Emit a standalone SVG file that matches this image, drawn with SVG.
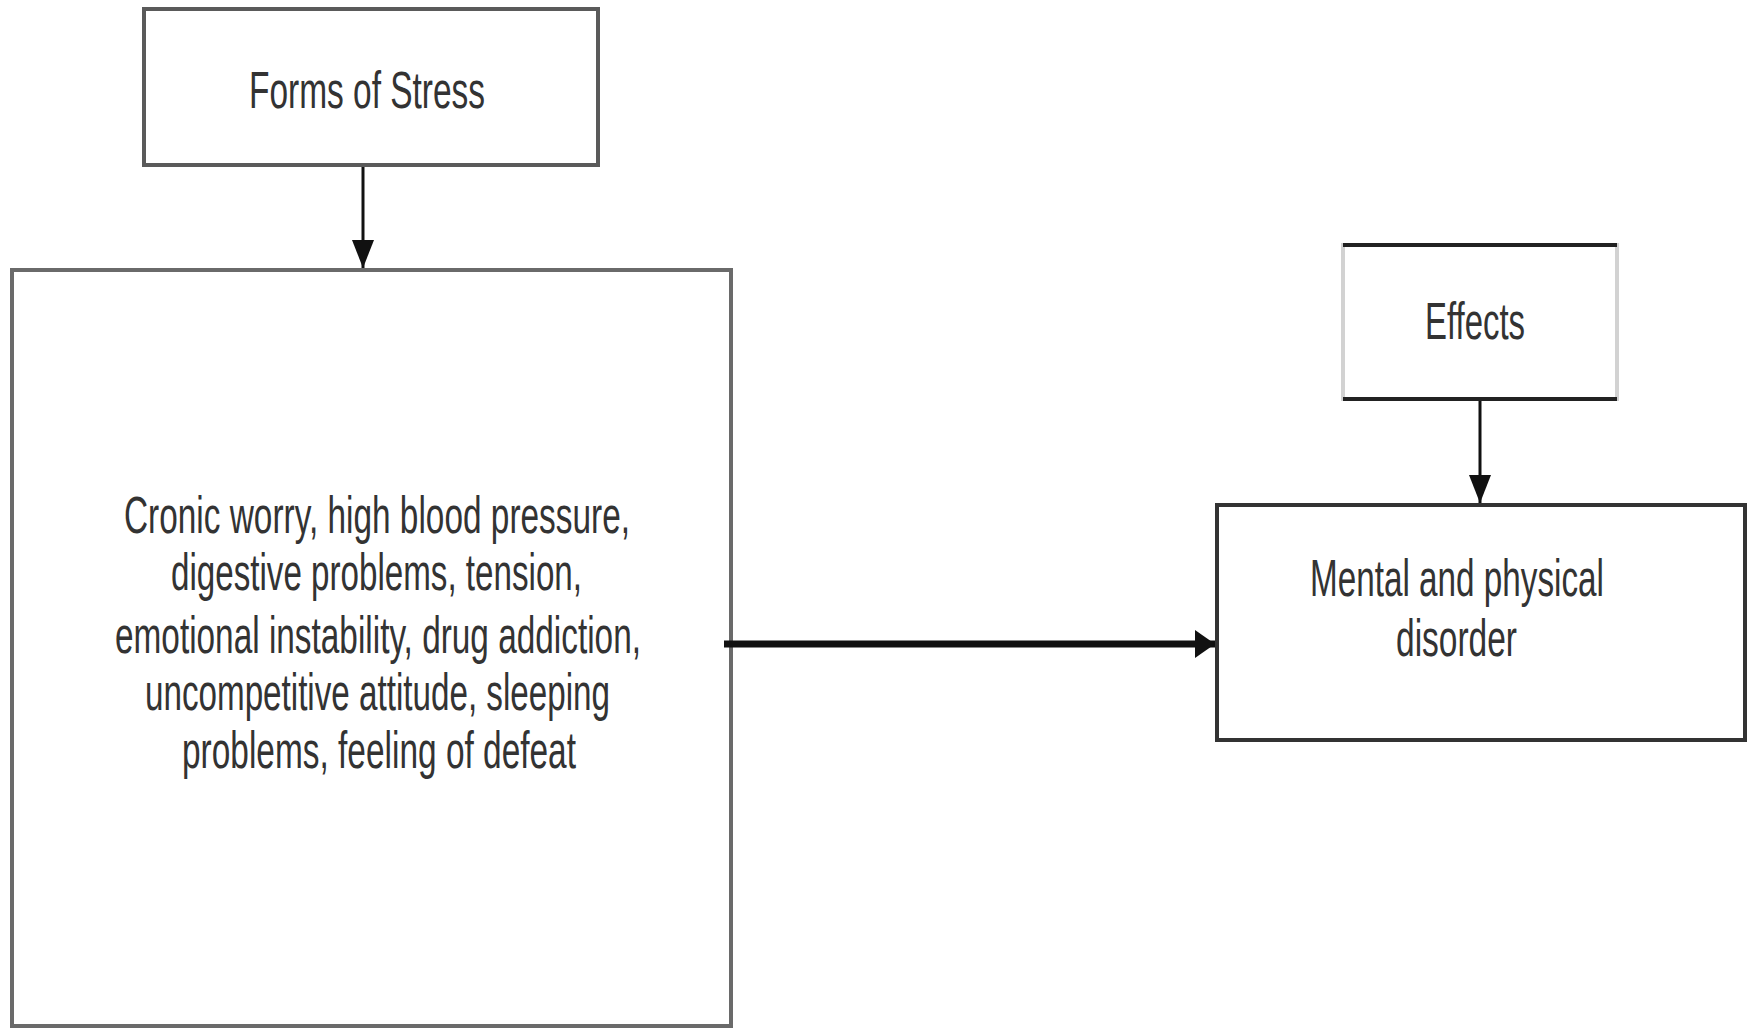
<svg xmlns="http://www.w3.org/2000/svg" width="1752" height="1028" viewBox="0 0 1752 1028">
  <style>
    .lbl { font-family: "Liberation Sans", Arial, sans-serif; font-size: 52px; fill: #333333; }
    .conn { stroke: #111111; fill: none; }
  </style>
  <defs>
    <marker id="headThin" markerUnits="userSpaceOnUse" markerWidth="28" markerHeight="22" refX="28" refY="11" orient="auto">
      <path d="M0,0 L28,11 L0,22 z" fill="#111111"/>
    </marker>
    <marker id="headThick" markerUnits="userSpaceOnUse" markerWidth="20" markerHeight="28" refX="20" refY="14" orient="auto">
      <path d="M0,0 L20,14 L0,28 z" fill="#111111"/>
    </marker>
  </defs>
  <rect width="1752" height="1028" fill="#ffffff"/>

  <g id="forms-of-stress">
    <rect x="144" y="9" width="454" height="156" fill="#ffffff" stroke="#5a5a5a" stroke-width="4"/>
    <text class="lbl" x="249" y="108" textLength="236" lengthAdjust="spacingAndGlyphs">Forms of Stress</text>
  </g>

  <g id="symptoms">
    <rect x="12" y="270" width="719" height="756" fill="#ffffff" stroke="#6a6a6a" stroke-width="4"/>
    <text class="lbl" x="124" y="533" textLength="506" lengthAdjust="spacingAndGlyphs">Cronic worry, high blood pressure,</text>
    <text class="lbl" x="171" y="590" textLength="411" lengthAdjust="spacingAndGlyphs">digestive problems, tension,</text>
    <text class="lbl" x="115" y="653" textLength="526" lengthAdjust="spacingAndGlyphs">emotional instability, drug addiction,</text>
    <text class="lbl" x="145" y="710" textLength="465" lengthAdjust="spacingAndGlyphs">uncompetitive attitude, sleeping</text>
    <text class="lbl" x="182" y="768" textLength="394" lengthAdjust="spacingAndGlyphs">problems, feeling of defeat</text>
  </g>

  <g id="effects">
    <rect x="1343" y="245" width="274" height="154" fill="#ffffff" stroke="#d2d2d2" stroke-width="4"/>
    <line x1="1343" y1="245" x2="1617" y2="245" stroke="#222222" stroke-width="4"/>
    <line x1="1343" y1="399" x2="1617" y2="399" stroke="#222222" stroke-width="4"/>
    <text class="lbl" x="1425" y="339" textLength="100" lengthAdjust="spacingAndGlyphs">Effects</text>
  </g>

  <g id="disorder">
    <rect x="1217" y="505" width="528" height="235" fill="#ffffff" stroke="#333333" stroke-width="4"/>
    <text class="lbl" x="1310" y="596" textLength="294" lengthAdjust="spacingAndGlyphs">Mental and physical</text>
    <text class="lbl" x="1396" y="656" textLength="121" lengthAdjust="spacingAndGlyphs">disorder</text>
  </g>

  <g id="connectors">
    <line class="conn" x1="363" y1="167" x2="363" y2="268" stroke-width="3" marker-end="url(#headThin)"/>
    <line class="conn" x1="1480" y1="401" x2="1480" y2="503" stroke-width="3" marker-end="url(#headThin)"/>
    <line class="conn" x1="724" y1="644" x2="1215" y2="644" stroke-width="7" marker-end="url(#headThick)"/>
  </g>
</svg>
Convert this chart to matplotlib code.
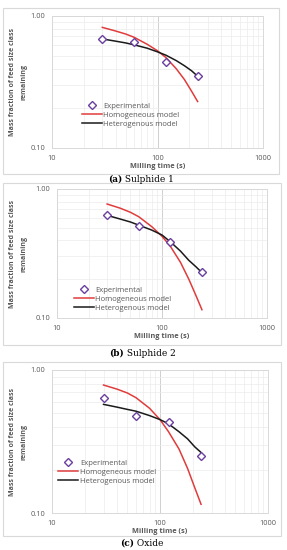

Goal of the exercise
Every entry above is to be set down exactly; the pictures are to be left out.

Response for this exercise
Emit a standalone SVG file that matches this image, drawn with SVG.
<svg xmlns="http://www.w3.org/2000/svg" width="1752" height="1028" viewBox="0 0 1752 1028">
  <style>
    .lbl { font-family: "Liberation Sans", Arial, sans-serif; font-size: 52px; fill: #333333; }
    .conn { stroke: #111111; fill: none; }
  </style>
  <defs>
    <marker id="headThin" markerUnits="userSpaceOnUse" markerWidth="28" markerHeight="22" refX="28" refY="11" orient="auto">
      <path d="M0,0 L28,11 L0,22 z" fill="#111111"/>
    </marker>
    <marker id="headThick" markerUnits="userSpaceOnUse" markerWidth="20" markerHeight="28" refX="20" refY="14" orient="auto">
      <path d="M0,0 L20,14 L0,28 z" fill="#111111"/>
    </marker>
  </defs>
  <rect width="1752" height="1028" fill="#ffffff"/>

  <g id="forms-of-stress">
    <rect x="144" y="9" width="454" height="156" fill="#ffffff" stroke="#5a5a5a" stroke-width="4"/>
    <text class="lbl" x="249" y="108" textLength="236" lengthAdjust="spacingAndGlyphs">Forms of Stress</text>
  </g>

  <g id="symptoms">
    <rect x="12" y="270" width="719" height="756" fill="#ffffff" stroke="#6a6a6a" stroke-width="4"/>
    <text class="lbl" x="124" y="533" textLength="506" lengthAdjust="spacingAndGlyphs">Cronic worry, high blood pressure,</text>
    <text class="lbl" x="171" y="590" textLength="411" lengthAdjust="spacingAndGlyphs">digestive problems, tension,</text>
    <text class="lbl" x="115" y="653" textLength="526" lengthAdjust="spacingAndGlyphs">emotional instability, drug addiction,</text>
    <text class="lbl" x="145" y="710" textLength="465" lengthAdjust="spacingAndGlyphs">uncompetitive attitude, sleeping</text>
    <text class="lbl" x="182" y="768" textLength="394" lengthAdjust="spacingAndGlyphs">problems, feeling of defeat</text>
  </g>

  <g id="effects">
    <rect x="1343" y="245" width="274" height="154" fill="#ffffff" stroke="#d2d2d2" stroke-width="4"/>
    <line x1="1343" y1="245" x2="1617" y2="245" stroke="#222222" stroke-width="4"/>
    <line x1="1343" y1="399" x2="1617" y2="399" stroke="#222222" stroke-width="4"/>
    <text class="lbl" x="1425" y="339" textLength="100" lengthAdjust="spacingAndGlyphs">Effects</text>
  </g>

  <g id="disorder">
    <rect x="1217" y="505" width="528" height="235" fill="#ffffff" stroke="#333333" stroke-width="4"/>
    <text class="lbl" x="1310" y="596" textLength="294" lengthAdjust="spacingAndGlyphs">Mental and physical</text>
    <text class="lbl" x="1396" y="656" textLength="121" lengthAdjust="spacingAndGlyphs">disorder</text>
  </g>

  <g id="connectors">
    <line class="conn" x1="363" y1="167" x2="363" y2="268" stroke-width="3" marker-end="url(#headThin)"/>
    <line class="conn" x1="1480" y1="401" x2="1480" y2="503" stroke-width="3" marker-end="url(#headThin)"/>
    <line class="conn" x1="724" y1="644" x2="1215" y2="644" stroke-width="7" marker-end="url(#headThick)"/>
  </g>
</svg>
Convert this chart to matplotlib code.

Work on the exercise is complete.